Par Kadidia Ali Dialli

Quiconque s’est promené dans les villes du Niger a constaté la présence grandissante des mendiants aux coins des rues.

Ce phénomène social, certes universel, est particulièrement visible dans les rues de Niamey où les mendiants ont investi les places publiques, les carrefours, les feux optiques, les marchés, les rues.

On ne peut raisonnablement parler du phénomène de mendicité au Niger sans le mettre en perspective avec deux problèmes préoccupants majeurs : l’extrême pauvreté dans laquelle végète encore l’écrasante majorité de la population d’une part, et d’autre part, le sentiment que le combat contre cette pauvreté n’est pas à la hauteur du défi qu’elle représente.

Cependant la mendicité ne s’explique pas seulement dans toute son expression par la pauvreté.
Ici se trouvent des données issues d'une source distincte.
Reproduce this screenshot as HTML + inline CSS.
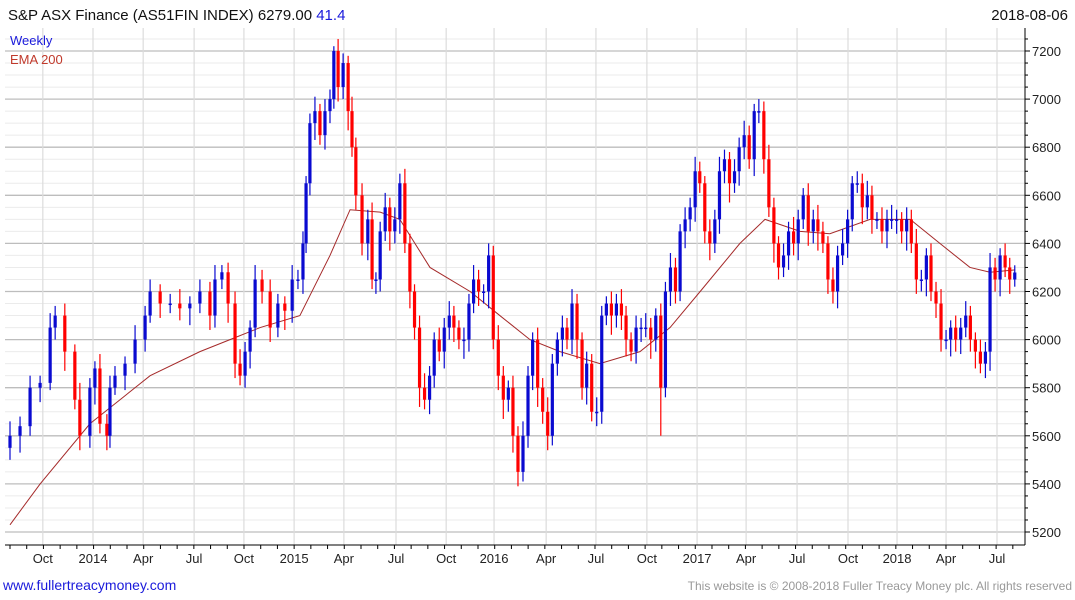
<!DOCTYPE html>
<html><head><meta charset="utf-8"><style>
body{margin:0;background:#fff;font-family:"Liberation Sans",sans-serif;}
svg{display:block}
</style></head><body>
<svg id="chart" width="1075" height="600">
<text x="8" y="20" font-size="15" fill="#111">S&amp;P ASX Finance (AS51FIN INDEX) 6279.00 <tspan fill="#1a1adb">41.4</tspan></text>
<text x="1068" y="20" font-size="15" fill="#111" text-anchor="end">2018-08-06</text>
<g id="grid"></g>
<g id="ema"></g>
<g id="candles"></g>
<g id="axes"></g>
<text x="10" y="45" font-size="13" fill="#1a1adb">Weekly</text>
<text x="10" y="64" font-size="13" fill="#c0392b">EMA 200</text>
<text x="3" y="590" font-size="14" fill="#1a1adb">www.fullertreacymoney.com</text>
<text x="1072" y="590" font-size="12" fill="#999" text-anchor="end">This website is © 2008-2018 Fuller Treacy Money plc. All rights reserved</text>
</svg>
<script>
const weeks=[0,2.6,5.2,7.8,10.4,11.7,14.2,16.8,18.1,20.7,22,23.3,25.1,25.9,27.2,29.8,32.4,35,36.3,38.9,41.5,44,46.6,49.2,51.8,53.1,54.9,56.5,58.3,59.6,60.9,62.2,63.5,65.3,67.4,69.4,71.2,73.1,74.6,75.9,76.7,77.7,79,80.3,81.6,82.9,83.9,85,86.3,87.6,88.6,89.6,91.2,92.7,93.8,94.8,95.9,97.2,98.4,99.7,101,
102.3,103.6,104.8,106.1,107.4,108.7,109.9,111.2,112.5,113.8,115.0,116.3,117.6,118.9,120.1,121.4,122.7,124.0,125.2,126.5,127.8,129.1,130.3,131.6,132.9,134.2,135.4,136.7,138.0,139.3,140.5,141.8,143.1,144.3,145.6,146.9,148.2,149.4,150.7,152.0,153.3,154.5,155.8,157.1,158.4,159.6,160.9,162.2,163.5,164.7,166.0,167.3,168.6,169.8,171.1,172.4,173.6,174.9,176.2,177.5,178.7,180.0,181.3,182.6,183.8,185.1,186.4,187.7,188.9,190.2,191.5,192.8,194.0,195.3,196.6,197.9,199.1,200.4,201.7,203.0,204.2,205.5,206.8,208.1,209.3,210.6,211.9,213.2,214.4,215.7,217.0,218.2,219.5,220.8,222.1,223.3,224.6,225.9,227.2,228.4,229.7,231.0,232.3,233.5,234.8,236.1,237.4,238.6,239.9,241.2,242.5,243.7,245.0,246.3,247.6,248.8,250.1,251.4,252.7,253.9,255.2,256.5,257.8,259.0,260.3];
const closes=[5600,5640,5800,5820,6050,6100,5950,5750,5600,5800,5880,5650,5600,5800,5850,5900,6000,6100,6200,6150,6150,6130,6150,6200,6100,6250,6280,6150,5900,5850,5950,6050,6250,6200,6050,6150,6120,6250,6250,6400,6650,6900,6950,6850,6950,7000,7200,7050,7150,6950,6800,6600,6400,6500,6250,6250,6450,6550,6450,6500,6650,6400,6200,6050,5800,5750,5850,6000,5950,6050,6100,6050,6000,6000,6150,6250,6200,6200,6350,6000,5850,5750,5800,5600,5450,5600,5850,6000,5800,5700,5600,5900,6000,6050,6000,6150,6000,5800,5900,5700,5700,6100,6150,6100,6150,6100,6000,5950,6050,6050,6050,6000,6100,5800,6200,6300,6200,6450,6500,6550,6700,6650,6450,6400,6500,6700,6750,6650,6700,6800,6850,6750,6950,6950,6750,6550,6400,6300,6350,6450,6400,6500,6600,6450,6500,6450,6400,6250,6200,6350,6400,6500,6650,6650,6550,6600,6500,6500,6450,6500,6500,6500,6450,6500,6400,6250,6250,6350,6200,6150,6000,6000,6050,6000,6050,6100,6000,5950,5900,5950,6300,6250,6350,6300,6250,6279];
const hiExt=[60,40,50,30,60,40,50,30,70,40,30,60,40,50,40,30,60,40,50,30,40,60,30,50,40,60,30,40,50,60,40,30,60,40,50,40,30,60,40,50,30,40,60,30,50,40,20,50,40,30,60,40,50,40,70,30,40,60,40,50,40,60,40,30,50,60,40,30,50,40,60,40,30,50,40,60,40,30,50,40,60,40,30,50,40,60,40,30,50,40,60,40,30,50,40,60,40,30,50,40,60,40,30,50,40,60,40,30,50,40,60,40,30,50,40,60,40,30,50,40,60,40,30,50,40,60,40,30,50,40,60,40,30,50,40,60,40,30,50,40,60,40,30,50,40,60,40,30,50,40,60,40,30,50,40,60,40,30,50,40,60,40,30,50,40,60,40,30,50,40,60,40,30,50,40,60,40,30,50,40,60,40,30,50,40,30];
const loExt=[50,70,40,60,30,50,80,40,60,50,70,40,60,50,30,60,40,50,30,60,40,50,70,40,60,50,40,80,60,40,50,70,40,50,60,40,80,50,40,60,40,50,70,40,60,50,40,60,50,80,40,60,50,70,40,60,50,40,80,50,60,40,70,50,80,40,60,50,40,70,50,60,40,80,50,40,60,50,70,40,60,80,50,70,60,40,50,60,80,50,60,40,50,70,40,60,80,50,70,40,60,50,40,80,50,60,70,40,50,60,40,80,50,200,40,60,50,40,70,50,60,40,50,70,40,60,50,80,40,60,50,40,70,50,60,40,80,50,40,60,50,70,40,60,50,80,40,60,50,70,40,60,50,40,70,50,60,40,50,70,40,60,50,80,40,60,50,70,40,60,50,40,70,50,60,40,50,70,40,60,80,50,70,40,60,30];
const emaWeeks=[0,7.8,20.7,28.5,36.3,49.2,57,64.8,75.1,82.9,88.1,95.9,101,108.8,119.2,126.9,134.7,142.5,152.8,163.2,171,178.8,189.1,195.6,204.7,212.4,222.8,233.2,240.9,248.7,253.9,260.4];
const emaValues=[5230,5400,5650,5750,5850,5950,6000,6050,6100,6350,6540,6530,6500,6300,6200,6100,6000,5950,5900,5950,6050,6200,6400,6500,6450,6440,6500,6500,6400,6300,6280,6290];
const yTicks=[5200,5400,5600,5800,6000,6200,6400,6600,6800,7000,7200];
const xLabels=["Oct","2014","Apr","Jul","Oct","2015","Apr","Jul","Oct","2016","Apr","Jul","Oct","2017","Apr","Jul","Oct","2018","Apr","Jul"];
const xLabelWeeks=[8.5,21.5,34.5,47.7,60.6,73.6,86.5,100,113,125.4,138.9,151.8,165,178,190.7,203.9,217.1,229.8,242.5,255.7];

const NS="http://www.w3.org/2000/svg";
const L=5,R=1025,T=28,B=545;
const y=v=>532-(v-5200)*0.2405;
const x=w=>10+w*3.86;
function mk(tag,attrs,parent){const e=document.createElementNS(NS,tag);for(const k in attrs)e.setAttribute(k,attrs[k]);parent.appendChild(e);return e;}
const grid=document.getElementById('grid'),axes=document.getElementById('axes'),cg=document.getElementById('candles'),eg=document.getElementById('ema');
for(let v=5200;v<=7250;v+=50){
  const major=v%200===0;
  const ln=mk('line',{x1:L,x2:R,y1:y(v),y2:y(v),stroke:major?'#bdbdbd':'#ebebeb','stroke-width':major?1.3:1},grid);
  
  
}
xLabelWeeks.forEach((w,k)=>{
  const ln=mk('line',{x1:x(w),x2:x(w),y1:T,y2:B,stroke:'#dcdcdc','stroke-width':1.2},grid);
  
  
  const t=mk('text',{x:x(w),y:563,'font-size':13,fill:'#222','text-anchor':'middle'},axes);
  t.textContent=xLabels[k];
  
  
});
mk('line',{x1:R,x2:R,y1:T,y2:B,stroke:'#000'},axes);
mk('line',{x1:L,x2:R,y1:B,y2:B,stroke:'#000'},axes);
for(let w=0;w<262;w+=4.33){mk('line',{x1:x(w),x2:x(w),y1:B,y2:B+4,stroke:'#000'},axes);}
for(let v=5200;v<=7250;v+=50){mk('line',{x1:R,x2:R+(v%200===0?5:3),y1:y(v),y2:y(v),stroke:'#000'},axes);}
yTicks.forEach(v=>{
  const t=mk('text',{x:1032,y:y(v)+5,'font-size':13,fill:'#222'},axes);
  t.textContent=v;
  
  
});
let pts=emaWeeks.map((w,k)=>x(w)+','+y(emaValues[k])).join(' ');
const pl=mk('polyline',{points:pts,fill:'none',stroke:'#a52a2a','stroke-width':1},eg);


closes.forEach((c,i)=>{
  const o=i===0?5550:closes[i-1];
  const hi=Math.max(o,c)+hiExt[i],lo=Math.min(o,c)-loExt[i];
  const col=c>=o?'#0a0ad0':'#ff0000';
  const g=mk('g',{},cg);
  
  
  const cx=x(weeks[i]);
  mk('line',{x1:cx,x2:cx,y1:y(hi),y2:y(lo),stroke:col,'stroke-width':1.2},g);
  const top=y(Math.max(o,c)),h=Math.max(1.5,y(Math.min(o,c))-top);
  mk('rect',{x:cx-1.6,y:top,width:3.2,height:h,fill:col},g);
});
</script>
</body></html>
Des facteurs sociaux, culturels et une mentalité d’assistanat contribuent aussi à alimenter le phénomène.

Nombre de mendiants des rues du Niger sont des personnes handicapés. Ici le moindre handicap physique (handicapés moteurs, aveugles…) est un prétexte accepté de la société pour s’adonner à la mendicité. Par ailleurs un grand nombre de mendiants des villes sont des enfants venus du village étudier le coran. Ils sont confiés par leur parents à un maître qui les amène en ville et les jette dans la rue pour qu’ils mendient à son compte la journée ; ils étudient péniblement le coran le soir après leur dure journée dans les rues. D’autres enfants mendient également parce qu’ils n’ont plus que la rue comme famille ou repère. Enfin une partie des mendiants sont des personnes bien portantes ne souffrant ni d’handicap physique ni d’abandon familial, qui ont décidé consciemment d’en faire un véritable métier.

C’est cette catégorie de mendiants qui apparaît comme la plus moralement discutable. C’est de cette catégorie qu’il est question dans la suite de cet article.

Il s’agit véritablement d’une partie de la population qui a décidé de tirer ceux qui essayent de s’en sortir vers le bas.

Ils font partie du décor de la ville, ces individus qui se lancent dans la mendicité sans être sous le poids d’une contingence insupportable.

C’est presque du harcèlement la façon dont procèdent les mendiants de Niamey et l’on se trouve parfois dans une situation d’impuissance totale où l’on se voit dans l’obligation de céder.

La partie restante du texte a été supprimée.